Bismarck Kaserne is located directly across German Federal Highway 14. It has several key services, the AAFES Post Exchange, Car Care Center and gas station. It also includes family and guest housing.

==History==
Construction began in 1935 as a Luftwaffe airfield named Fliegerhorst Ansbach and was completed in 1938. The airfield was primarily a bomber airfield, with the first unit, Kampfgeschwader 155 (KG 155) being assigned to the new base in April 1936, equipped with the Dornier Do 23 and an early model of the Dornier Do 17, the Do 17E. Other prewar bomber units assigned were KG 355 (July 1938, Heinkel He 111E); KG 53 (May 1939, He 111H). These bomber units were used in the German invasion of Poland in September 1939.

===German use during World War II===
During World War II, Ansbach was initially used to form and equip bomber units until mid 1943. KG 2, KG 77, KG 6 and KG 76 all were assigned to the base with a variety of bombers (Do 17, Ju 88s) which flew missions from Ansbach to France, England, and Russia.

It was only in the late summer of 1943, with the increasing number of Allied bomber attacks on Germany, that Ansbach was assigned to the "Defense of the Reich", campaign, and day interceptor fighters were assigned to the airfield to attack the American Eighth Air Force heavy bomber formations. Numerous Luftwaffe fighter units were assigned to Ansbach during 1943-late 1944, when as a result of Allied attacks, the airfield became unusable. Known units assigned were ZG 76 (1943–1944, Bf 110), JG 3 (1944, Bf 109G), JG 4, JG 300 (Fw 190A). The last operational unit assigned, KG 101, equipped with Ju 88As, moved out in August 1944, after which Ansbach was the home of various Luftwaffe ground units (Flughafen-Bereichs-Kommando), the last of which moved out in April 1945 (FBK 14/VII), blowing up the runway, aircraft hangars and other technical buildings.

===USAAF use===
Ansbach airfield was attacked by Ninth Air Force Martin B-26 Marauder medium bombers and Republic P-47 Thunderbolt fighter-bombers beginning in early 1945 as Allied ground units began fanning out into Bavaria to deny the Luftwaffe use of the airfield. The airfield was seized by the United States Third Army, in late April, and the IX Engineering Command 831st Engineering Aviation Brigade moved in on 23 April 1945 to repair operational facilities and clear unexploded mines and other dangerous munitions from the field. Engineers also patched the 4000' concrete runway and the facility was declared operational on 29 April, being designated as Advanced Landing Ground "R-45 Ansbach".

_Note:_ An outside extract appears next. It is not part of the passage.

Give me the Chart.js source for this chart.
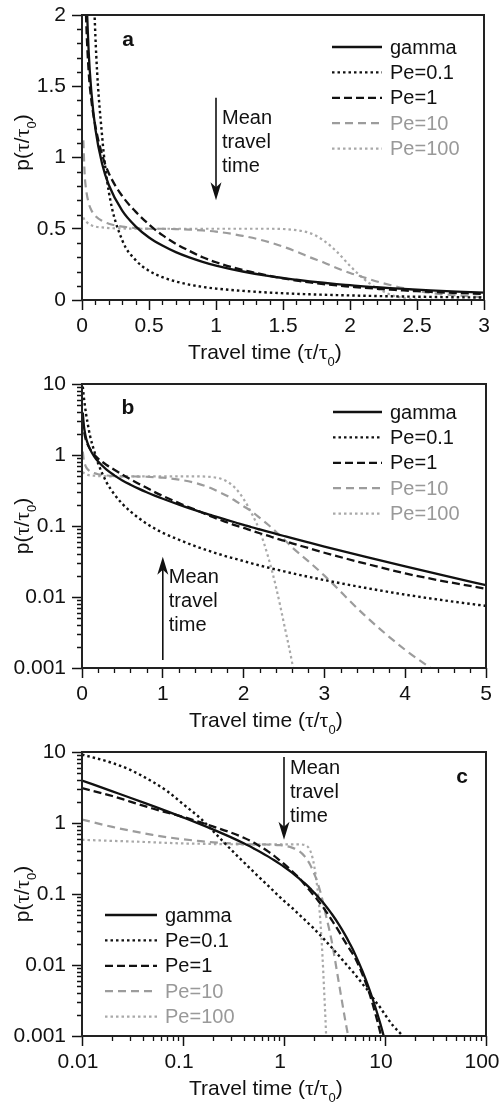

The Ninth Air Force 354th Fighter Group flew P-47 Thunderbolts beginning the next day and continued combat operations until the German capitulation on 7 May 1945. The Air Force combat units moved out in May 1945, and the facility was turned over to Air Technical Service Command, becoming a maintenance and supply facility under the 42d Air Depot (Ansbach Air Depot). United States Army units moved in when the Air Force depot was closed at the end of May 1947 and used the airfield as a garrison post as part of the American Zone of Occupation, renaming the facility Katterbach Kaserne.

===United States Army use===
After the end of the United States occupation of Germany in 1949, Katterbach Kaserne became a NATO facility, becoming the home of EES (European Exchange System) until the 60's when the first Army Aviation unit arrived, A Company 504th Aviation Battalion, 4th Armored Division APO NY 09177. The Facility became the home of the US Army 1st Armored Division in 1971. Numerous 1st AD units have used Katterbach over the past 60 years, the facility becoming a combat helicopter airfield in 1977, and remaining so, although after 1993, the number of personnel and helicopters has been reduced as a result of the USAREUR restructuring after the end of the Cold War. Across the street is Bismarck Kaserne that was occupied by 1-37 Armor from 1970 - 1988. After 1-37 Armor redeployed to Vilseck in 1988, 1-1 Cavalry occupied Bismarck Kaserne until their deactivation. The Kaserne was occupied by elements of 1st Infantry Division Aviation units until 2006 when aviation was restructured, and the 12th Combat Aviation Brigade was activated.

Although used as a helicopter airfield for the past 40 years, Katterbach Kaserne has little resemblance to the Luftwaffe wartime airfield from which it originated. The airfield retains its circular support area, with numerous hangars and warehouses from its air depot use by the Air Force, however a large concrete ramp was constructed by the Army over the original grass airfield for helicopter parking. The wartime 4000' concrete runway has been removed, with a short 1,212' asphalt runway replacing it, aligned 08/26 for helicopter use. All of the wartime taxiways and aircraft parking dispersals have been removed, and the support area buildings have all been replaced by postwar construction, although built in a traditional German architectural style.